Rather than frequent international trips, Mati stays in each continent for extended periods: "I'm trying to never be switching the continent in a in the same month. So like I would 10 a month, I'm trying to stay in one place...I usually try to be in a US for close to a month." [00:32:46] This reduces context-switching costs and enables deeper customer engagement.

The Backward Reference as Hiring Filter

When hiring for unfamiliar roles like sales, Mati emphasized: "The back references really helps across that beyond the spending time with the team which which I think is crucial." [00:30:27] This is especially important when hiring salespeople who are naturally good at selling themselves.

6. Overlooked Insights

The Cultural Imprint of Your First Sales Leader

Mati revealed a non-obvious dynamic about sales hiring: "For sales specifically is that you are hiring of course a great individual for creating the sales playbook, helping you sell into the enterprises.

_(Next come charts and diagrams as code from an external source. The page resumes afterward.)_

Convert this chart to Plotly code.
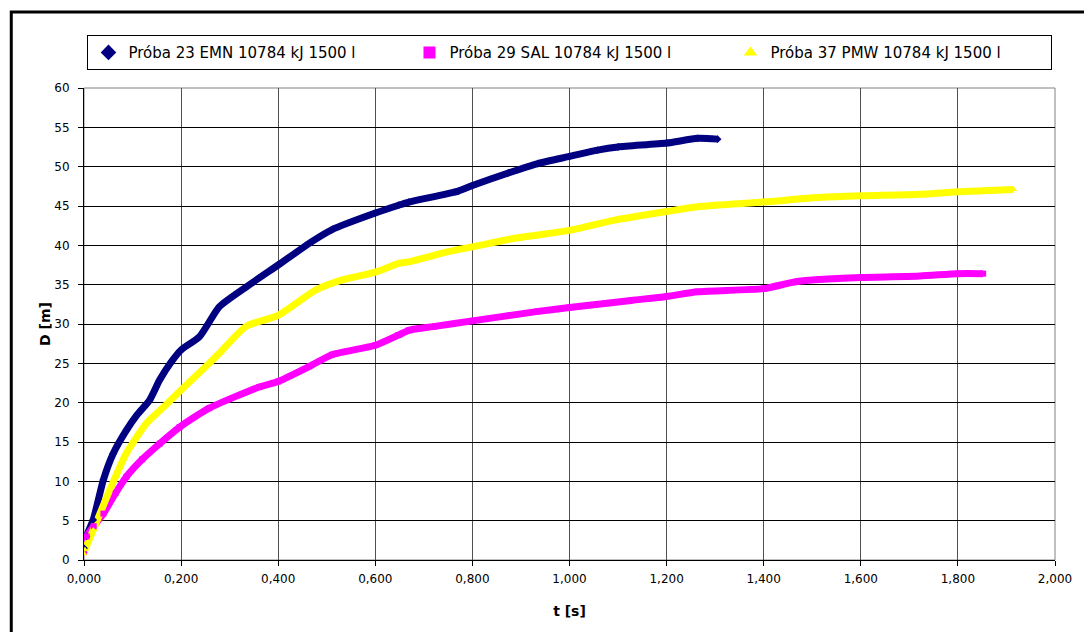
import plotly.graph_objects as go

# ---- data ----
names = ["Próba 23 EMN 10784 kJ 1500 l", "Próba 29 SAL 10784 kJ 1500 l", "Próba 37 PMW 10784 kJ 1500 l"]

t_emn = [0, 0.005, 0.019, 0.040, 0.060, 0.0875, 0.110, 0.135, 0.156, 0.180, 0.200, 0.238, 0.279,
         0.334, 0.400, 0.470, 0.511, 0.600, 0.648, 0.669, 0.771, 0.800, 0.874, 0.935, 1.000, 1.058,
         1.100, 1.200, 1.264, 1.305]
d_emn = [1.5, 3.0, 5.1, 10.2, 13.5, 16.5, 18.5, 20.3, 22.9, 25.2, 26.7, 28.4, 32.2,
         34.7, 37.5, 40.5, 42.0, 44.1, 45.1, 45.5, 46.9, 47.6, 49.2, 50.4, 51.3, 52.1,
         52.5, 53.0, 53.6, 53.5]

t_sal = [0, 0.0055, 0.020, 0.040, 0.065, 0.0875, 0.120, 0.156, 0.197, 0.258, 0.361, 0.400,
         0.464, 0.511, 0.600, 0.648, 0.669, 0.723, 0.800, 0.935, 1.000, 1.127, 1.200, 1.264,
         1.400, 1.469, 1.600, 1.722, 1.800, 1.852]
d_sal = [1.0, 3.0, 4.3, 5.9, 8.5, 10.6, 12.8, 14.8, 16.9, 19.3, 22.0, 22.7,
         24.6, 26.1, 27.3, 28.6, 29.2, 29.7, 30.4, 31.6, 32.1, 33.0, 33.5, 34.1,
         34.5, 35.4, 35.9, 36.1, 36.4, 36.4]

t_pmw = [0, 0.002, 0.019, 0.053, 0.0875, 0.129, 0.149, 0.170, 0.200, 0.258, 0.279, 0.334,
         0.400, 0.477, 0.532, 0.600, 0.648, 0.669, 0.751, 0.800, 0.887, 1.000, 1.093, 1.200,
         1.264, 1.400, 1.517, 1.600, 1.722, 1.800, 1.915]
d_pmw = [0.8, 1.3, 3.8, 8.9, 13.6, 17.4, 18.6, 19.8, 21.6, 25.0, 26.3, 29.7,
         31.1, 34.3, 35.6, 36.6, 37.7, 37.9, 39.2, 39.8, 40.9, 41.9, 43.2, 44.3,
         44.9, 45.5, 46.1, 46.3, 46.5, 46.8, 47.1]

colors = ["#000080", "#FF00FF", "#FFFF00"]
symbols = ["diamond", "square", "triangle-up"]

series = [(t_emn, d_emn), (t_sal, d_sal), (t_pmw, d_pmw)]

fig = go.Figure()
# thick bands (dense markers in original)
for (tx, dy), c in zip(series, colors):
    fig.add_trace(go.Scatter(x=tx, y=dy, mode="lines",
                             line=dict(color=c, width=7, shape="spline", smoothing=0.6),
                             showlegend=False, hoverinfo="skip"))
for (tx, dy), c, s, n in zip(series, colors, symbols, names):
    fig.add_trace(go.Scatter(x=tx, y=dy, mode="markers", name=n,
                             marker=dict(color=c, symbol=s, size=6, line=dict(width=0))))

font = "DejaVu Sans, Verdana, sans-serif"

fig.update_layout(
    width=1084, height=632,
    margin=dict(l=84, r=25, t=88, b=72),
    paper_bgcolor="white", plot_bgcolor="white",
    separators=", ",
    font=dict(family=font, size=12, color="#000000"),
    legend=dict(orientation="h", x=0.5005, xanchor="center", y=1.112, yanchor="top",
                bordercolor="#000000", borderwidth=1, bgcolor="white",
                font=dict(family=font, size=15, color="#000000"),
                entrywidth=276, itemsizing="constant", tracegroupgap=0),
    xaxis=dict(range=[0, 2], dtick=0.2, tick0=0, tickformat=".3f",
               showgrid=True, gridcolor="#505050", gridwidth=1,
               showline=True, linecolor="#000000", linewidth=1,
               ticks="outside", ticklen=5, tickcolor="#000000",
               zeroline=False, ticklabelstandoff=3,
               title=dict(text="<b>t [s]</b>", font=dict(family=font, size=14), standoff=20),
               tickfont=dict(family=font, size=12)),
    yaxis=dict(range=[0, 60], dtick=5, tick0=0,
               showgrid=True, gridcolor="#000000", gridwidth=1,
               showline=True, linecolor="#000000", linewidth=1,
               ticks="outside", ticklen=5, tickcolor="#000000",
               zeroline=False, ticklabelstandoff=6,
               title=dict(text="<b>D [m]</b>", font=dict(family=font, size=14), standoff=0),
               tickfont=dict(family=font, size=12)),
    shapes=[
        dict(type="rect", xref="paper", yref="paper", x0=0, x1=1, y0=0, y1=1,
             line=dict(color="#808080", width=1), layer="below"),
        dict(type="rect", xref="paper", yref="paper", x0=-0.0749, x1=1.2, y0=-0.3, y1=1.161,
             line=dict(color="#000000", width=3)),
    ],
)

fig.write_html("out.html")
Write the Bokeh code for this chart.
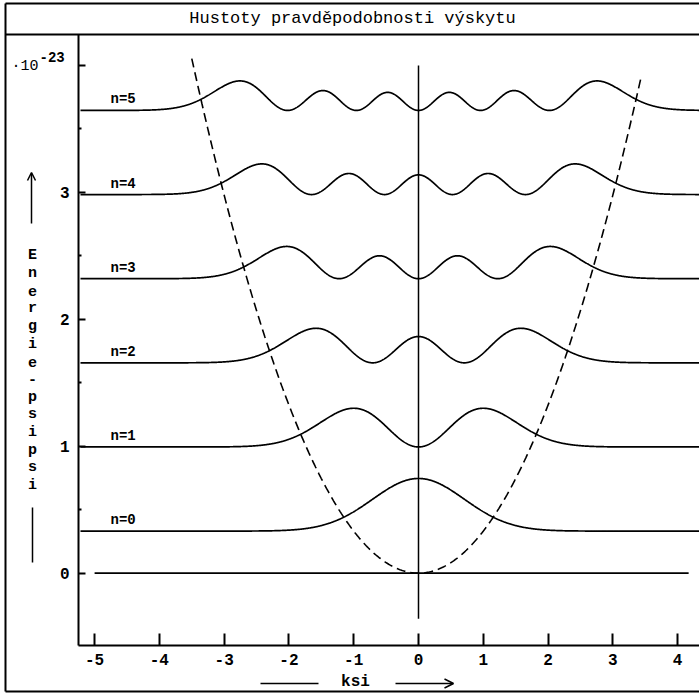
import numpy as np
from math import factorial, pi, sqrt
from numpy.polynomial.hermite import hermval
from bokeh.plotting import figure
from bokeh.models import Range1d, LinearAxis, FixedTicker, Arrow, OpenHead
from bokeh.core.properties import value
from bokeh.embed import file_html
from bokeh.resources import INLINE

# ---------------- data ----------------
title_text = "Hustoty pravděpodobnosti výskytu"
quantum_numbers = [0, 1, 2, 3, 4, 5]
level_labels = ["n=0", "n=1", "n=2", "n=3", "n=4", "n=5"]
level_energy = [0.331, 0.994, 1.657, 2.320, 2.983, 3.646]   # baselines, units of 1e-23
density_scale = 0.735                                       # height of |psi|^2 curves
potential_coef = 0.331                                      # V = coef * ksi^2
potential_ksi_range = [-3.50, 3.43]
x_ticks = [-5, -4, -3, -2, -1, 0, 1, 2, 3, 4]
y_major_ticks = [0, 1, 2, 3, 4]
y_minor_ticks = [0.5, 1.5, 2.5, 3.5]
y_tick_labels = ["0", "1", "2", "3", ""]
y_label_text = "Energie-psipsi"
x_label_text = "ksi"
exponent_text = "-23"

# ---------------- pixel <-> data mapping of the page ----------------
W, H = 699, 693
X0, SX = 418.0, 64.78
Y0, SY = 572.6, 126.9
def xd(px): return (px - X0) / SX
def yd(py): return (Y0 - py) / SY

FONT = value("Liberation Mono")

p = figure(width=W, height=H, x_range=Range1d(xd(0), xd(W)), y_range=Range1d(yd(H), yd(0)),
           output_backend="svg", toolbar_location=None, min_border=0,
           x_axis_type=None, y_axis_type=None)
p.outline_line_color = None
p.background_fill_color = "white"
p.border_fill_color = "white"

# ---------------- axes ----------------
yax = LinearAxis(fixed_location=xd(78), bounds=(yd(645), yd(34)),
                 ticker=FixedTicker(ticks=y_major_ticks, minor_ticks=y_minor_ticks),
                 major_label_overrides={t: s for t, s in zip(y_major_ticks, y_tick_labels)})
yax.axis_line_width = 2
yax.major_tick_in = 7
yax.major_tick_out = 0
yax.minor_tick_in = 3
yax.minor_tick_out = 0
yax.major_tick_line_width = 2
yax.minor_tick_line_width = 2
yax.major_label_standoff = 9
yax.major_label_text_font = "Liberation Mono"
yax.major_label_text_font_style = "bold"
yax.major_label_text_font_size = "16px"
yax.major_label_text_color = "black"
p.add_layout(yax, "left")

xax = LinearAxis(fixed_location=yd(645), bounds=(xd(78), xd(W)),
                 ticker=FixedTicker(ticks=x_ticks, minor_ticks=[]),
                 major_label_overrides={t: str(t) for t in x_ticks})
xax.axis_line_width = 2
xax.major_tick_in = 12
xax.major_tick_out = 0
xax.minor_tick_in = 0
xax.minor_tick_out = 0
xax.major_tick_line_width = 2
xax.major_label_standoff = 8
xax.major_label_text_font = "Liberation Mono"
xax.major_label_text_font_style = "bold"
xax.major_label_text_font_size = "16px"
xax.major_label_text_color = "black"
p.add_layout(xax, "below")

# ---------------- page frame and title box ----------------
p.segment(x0=[xd(5), xd(5), xd(5), xd(5)], y0=[yd(3), yd(3), yd(34), yd(691)],
          x1=[xd(5), xd(W), xd(W), xd(W)], y1=[yd(691), yd(3), yd(34), yd(691)],
          line_color="black", line_width=2)
p.text(x=[xd(352)], y=[yd(18)], text=[title_text], text_align="center", text_baseline="middle",
       text_font=FONT, text_font_size="17px", text_color="black")

# exponent note
p.text(x=[xd(11)], y=[yd(66)], text=["·10"], text_align="left", text_baseline="alphabetic",
       text_font=FONT, text_font_size="15px", text_color="black")
p.text(x=[xd(39)], y=[yd(56)], text=[exponent_text], text_align="left", text_baseline="alphabetic",
       text_font=FONT, text_font_size="14px", text_font_style="bold", text_color="black")

# vertical stacked y label with arrow
chars = list(y_label_text)
p.text(x=[xd(32)] * len(chars), y=[yd(255 + 17.7 * k) for k in range(len(chars))], text=chars,
       text_align="center", text_baseline="middle", text_font=FONT, text_font_size="15px",
       text_font_style="bold", text_color="black")
p.add_layout(Arrow(x_start=xd(31), y_start=yd(223), x_end=xd(31), y_end=yd(172),
                   line_width=1.5, end=OpenHead(size=8, line_width=1.5)))
p.segment(x0=[xd(32)], y0=[yd(507)], x1=[xd(32)], y1=[yd(562)], line_color="black", line_width=1.5)

# x label with arrow
p.segment(x0=[xd(260)], y0=[yd(683)], x1=[xd(318)], y1=[yd(683)], line_color="black", line_width=1.5)
p.text(x=[xd(355)], y=[yd(681)], text=[x_label_text], text_align="center", text_baseline="middle",
       text_font=FONT, text_font_size="16px", text_font_style="bold", text_color="black")
p.add_layout(Arrow(x_start=xd(395), y_start=yd(683), x_end=xd(453), y_end=yd(683),
                   line_width=1.5, end=OpenHead(size=9, line_width=1.5)))

# ---------------- plot content ----------------
def density(n, xi):
    c = np.zeros(n + 1)
    c[n] = 1.0
    psi = hermval(xi, c) * np.exp(-xi ** 2 / 2) / sqrt(2 ** n * factorial(n) * sqrt(pi))
    return psi ** 2

# zero-energy line and vertical ksi=0 line
p.line(x=[-5.0, 4.17], y=[0, 0], line_color="black", line_width=1.8)
p.line(x=[0, 0], y=[-0.36, 4.0], line_color="black", line_width=1.5)

# potential parabola
kp = np.linspace(potential_ksi_range[0], potential_ksi_range[1], 400)
p.line(x=kp, y=potential_coef * kp ** 2, line_color="black", line_width=1.6, line_dash="9 5")

# probability densities on their energy levels
xi = np.linspace(xd(80), xd(W), 1500)
for n, e, lab in zip(quantum_numbers, level_energy, level_labels):
    p.line(x=xi, y=e + density_scale * density(n, xi), line_color="black", line_width=1.7)
    p.text(x=[xd(110)], y=[e + 11 / SY], text=[lab], text_align="left", text_baseline="alphabetic",
           text_font=FONT, text_font_size="14px", text_font_style="bold", text_color="black")

open("out.html", "w").write(file_html(p, INLINE))
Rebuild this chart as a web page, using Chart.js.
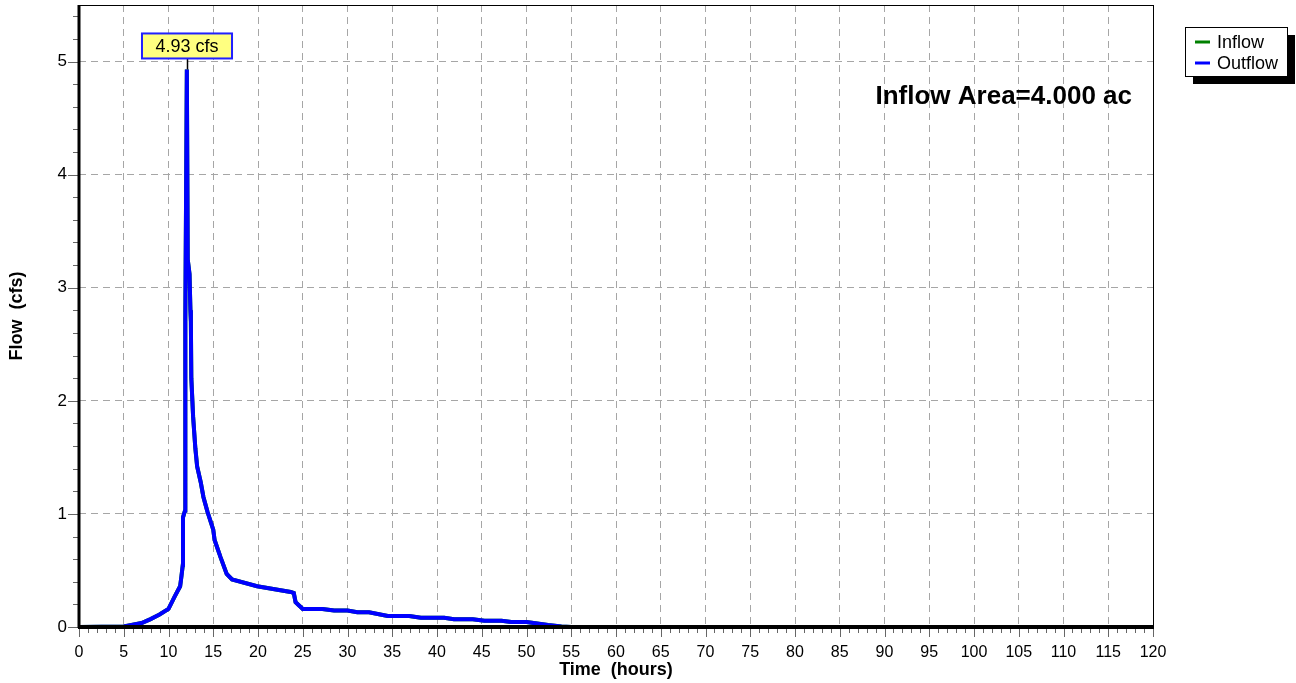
<!DOCTYPE html>
<html>
<head>
<meta charset="utf-8">
<script src="https://cdn.jsdelivr.net/npm/chart.js@4/dist/chart.umd.min.js"></script>
<style>
  html, body { margin: 0; padding: 0; background: #fff; }
  #flowChart { display: block; }
</style>
</head>
<body>
<canvas id="flowChart" width="1296" height="683"></canvas>
<script>
// Hydrograph data (hours / cfs)
const timeHours = [0, 5, 6, 7, 8, 9, 10, 10.7, 11.3, 11.45, 11.6, 11.62, 11.85, 11.88, 12.05,
    12.15, 12.35, 12.45, 12.5, 12.55, 12.75, 13.0, 13.2, 13.6, 13.9, 14.35, 15.0, 15.15, 15.8,
    16.5, 17.1, 19.9, 23.65, 24.0, 24.2, 25.0, 27.2, 28.5, 30.0, 31.1, 32.4, 34.5, 36.9, 38.2,
    40.8, 41.9, 44.0, 45.3, 47.2, 48.3, 50.0, 52.4, 53.9, 55, 120];
const outflowCfs = [0, 0.005, 0.02, 0.035, 0.07, 0.11, 0.16, 0.27, 0.36, 0.45, 0.55, 0.97, 1.03, 2.72, 4.93,
    3.25, 3.12, 2.8, 2.7, 2.2, 1.86, 1.58, 1.42, 1.28, 1.15, 1.02, 0.86, 0.77, 0.62,
    0.47, 0.42, 0.36, 0.31, 0.30, 0.22, 0.16, 0.16, 0.145, 0.145, 0.13, 0.13, 0.097, 0.097, 0.082,
    0.082, 0.068, 0.068, 0.056, 0.056, 0.044, 0.044, 0.018, 0.005, 0, 0];
// inflow is hidden under the outflow line in the picture
const inflowCfs = outflowCfs.slice();

const xTicks = { min: 0, max: 120, step: 5 };
const yTicks = { min: 0, max: 5.5, step: 1 };
const areaLabel = 'Inflow Area=4.000 ac';
const seriesNames = ['Inflow', 'Outflow'];
const seriesColors = ['#008000', '#0000ff'];

const FONT = "'Liberation Sans', Arial, Helvetica, sans-serif";

function toPoints(xs, ys) {
    return xs.map((x, i) => ({ x: x, y: ys[i] }));
}

// Frame, minor ticks, peak label, area text and legend
const hydroDecor = {
    id: 'hydroDecor',
    afterDatasetsDraw(chart) {
        const ctx = chart.ctx;
        const area = chart.chartArea;
        const xs = chart.scales.x;
        const ys = chart.scales.y;
        ctx.save();

        // ticks on x axis
        ctx.strokeStyle = '#666';
        ctx.lineWidth = 1;
        for (let t = xTicks.min; t <= xTicks.max; t++) {
            const px = Math.round(xs.getPixelForValue(t)) + 0.5;
            const len = t % 5 === 0 ? 10 : 6;
            ctx.beginPath();
            ctx.moveTo(px, area.bottom);
            ctx.lineTo(px, area.bottom + len);
            ctx.stroke();
        }
        // ticks on y axis
        for (let i = 0; i <= 27; i++) {
            const v = i * 0.2;
            const py = Math.round(ys.getPixelForValue(v)) + 0.5;
            const len = i % 5 === 0 ? 11 : 6;
            ctx.beginPath();
            ctx.moveTo(area.left - len, py);
            ctx.lineTo(area.left, py);
            ctx.stroke();
        }

        // frame
        ctx.strokeStyle = '#000';
        ctx.lineWidth = 1;
        ctx.strokeRect(area.left + 0.5, area.top + 0.5, area.right - area.left, area.bottom - area.top);
        ctx.lineWidth = 3;
        ctx.beginPath();
        ctx.moveTo(area.left, area.top);
        ctx.lineTo(area.left, area.bottom + 1);
        ctx.stroke();
        ctx.lineWidth = 4;
        ctx.beginPath();
        ctx.moveTo(area.left - 1, area.bottom);
        ctx.lineTo(area.right + 1, area.bottom);
        ctx.stroke();

        // peak label
        let pk = 0;
        outflowCfs.forEach((v, i) => { if (v > outflowCfs[pk]) pk = i; });
        const peakX = Math.round(xs.getPixelForValue(timeHours[pk]));
        const peakY = ys.getPixelForValue(outflowCfs[pk]);
        const text = outflowCfs[pk].toFixed(2) + ' cfs';
        ctx.font = '18px ' + FONT;
        const tw = ctx.measureText(text).width;
        const bw = tw + 27, bh = 25;
        const bx = peakX - bw / 2, by = peakY - 11 - bh;
        ctx.strokeStyle = '#000';
        ctx.lineWidth = 1.5;
        ctx.beginPath();
        ctx.moveTo(peakX + 0.5, by + bh);
        ctx.lineTo(peakX + 0.5, peakY);
        ctx.stroke();
        ctx.fillStyle = '#ffff80';
        ctx.fillRect(bx, by, bw, bh);
        ctx.strokeStyle = '#2020ff';
        ctx.lineWidth = 2;
        ctx.strokeRect(bx, by, bw, bh);
        ctx.fillStyle = '#000';
        ctx.textAlign = 'center';
        ctx.textBaseline = 'middle';
        ctx.fillText(text, peakX, by + bh / 2 + 1);

        // inflow area text
        ctx.font = 'bold 26px ' + FONT;
        ctx.textAlign = 'right';
        ctx.fillText(areaLabel, area.right - 21, 97);

        // legend box with shadow
        const lx = 1185, ly = 27, lw = 102, lh = 49;
        ctx.fillStyle = '#000';
        ctx.fillRect(lx + 8, ly + 8, lw, lh);
        ctx.fillStyle = '#fff';
        ctx.fillRect(lx, ly, lw, lh);
        ctx.strokeStyle = '#000';
        ctx.lineWidth = 1;
        ctx.strokeRect(lx + 0.5, ly + 0.5, lw, lh);
        ctx.font = '18px ' + FONT;
        ctx.textAlign = 'left';
        seriesNames.forEach((name, i) => {
            const yy = ly + 15 + i * 21;
            ctx.strokeStyle = seriesColors[i];
            ctx.lineWidth = 3;
            ctx.beginPath();
            ctx.moveTo(lx + 10, yy);
            ctx.lineTo(lx + 25, yy);
            ctx.stroke();
            ctx.fillStyle = '#000';
            ctx.fillText(name, lx + 32, yy + 1);
        });

        ctx.restore();
    }
};

new Chart(document.getElementById('flowChart').getContext('2d'), {
    type: 'line',
    data: {
        datasets: [
            {
                label: seriesNames[0],
                data: toPoints(timeHours, inflowCfs),
                borderColor: seriesColors[0],
                borderWidth: 4,
                pointRadius: 0,
                tension: 0,
                fill: false,
                order: 1
            },
            {
                label: seriesNames[1],
                data: toPoints(timeHours, outflowCfs),
                borderColor: seriesColors[1],
                borderWidth: 4,
                pointRadius: 0,
                tension: 0,
                fill: false,
                order: 0
            }
        ]
    },
    options: {
        responsive: false,
        animation: false,
        devicePixelRatio: 1,
        layout: { padding: { top: 5, right: 143, left: 0, bottom: 0 } },
        plugins: {
            legend: { display: false },
            tooltip: { enabled: false }
        },
        scales: {
            x: {
                type: 'linear',
                min: xTicks.min,
                max: xTicks.max,
                afterFit: (s) => { s.height = 56; s.paddingLeft = 0; s.paddingRight = 0; },
                ticks: {
                    stepSize: xTicks.step,
                    autoSkip: false,
                    maxRotation: 0,
                    padding: 16,
                    color: '#000',
                    font: { size: 16, family: FONT }
                },
                grid: { color: '#a6a6a6', lineWidth: 1, drawTicks: false },
                border: { display: false, dash: [7, 5] },
                title: {
                    display: true,
                    text: 'Time  (hours)',
                    color: '#000',
                    font: { size: 18, weight: 'bold', family: FONT },
                    padding: { top: 0, bottom: 2 }
                }
            },
            y: {
                min: yTicks.min,
                max: yTicks.max,
                afterFit: (s) => { s.width = 79; s.paddingTop = 0; s.paddingBottom = 0; },
                ticks: {
                    stepSize: yTicks.step,
                    padding: 12,
                    color: '#000',
                    font: { size: 17, family: FONT },
                    callback: (v) => Number.isInteger(v) ? v : ''
                },
                grid: { color: '#a6a6a6', lineWidth: 1, drawTicks: false },
                border: { display: false, dash: [7, 5] },
                title: {
                    display: true,
                    text: 'Flow  (cfs)',
                    color: '#000',
                    font: { size: 18, weight: 'bold', family: FONT },
                    padding: { top: 6, bottom: 0 }
                }
            }
        }
    },
    plugins: [hydroDecor]
});
</script>
</body>
</html>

But then ultimately the person you hire, they will set the culture for the sales team too. Like a lot of the people they will hire will be so similar in the approach to that work, which which I didn't appreciate until the other after the fact." [00:40:37] This means the first sales hire has outsized influence beyond just their individual contribution—they're defining the DNA of your entire go-to-market organization.

The Equity Education Problem in Europe

A subtle but significant barrier to European startup growth emerged: "In Europe, you kind of need to convince the employees. Sometimes you need to convince the families that this is the right thing. In Poland, we need to frequently explain that equity is worth something. Almost forced employees to take the equity." [00:39:43] This isn't just about compensation design—it's a generational education problem that requires doing tender offers to create proof points before the next cohort believes. This creates a flywheel disadvantage versus US talent markets that most people overlook.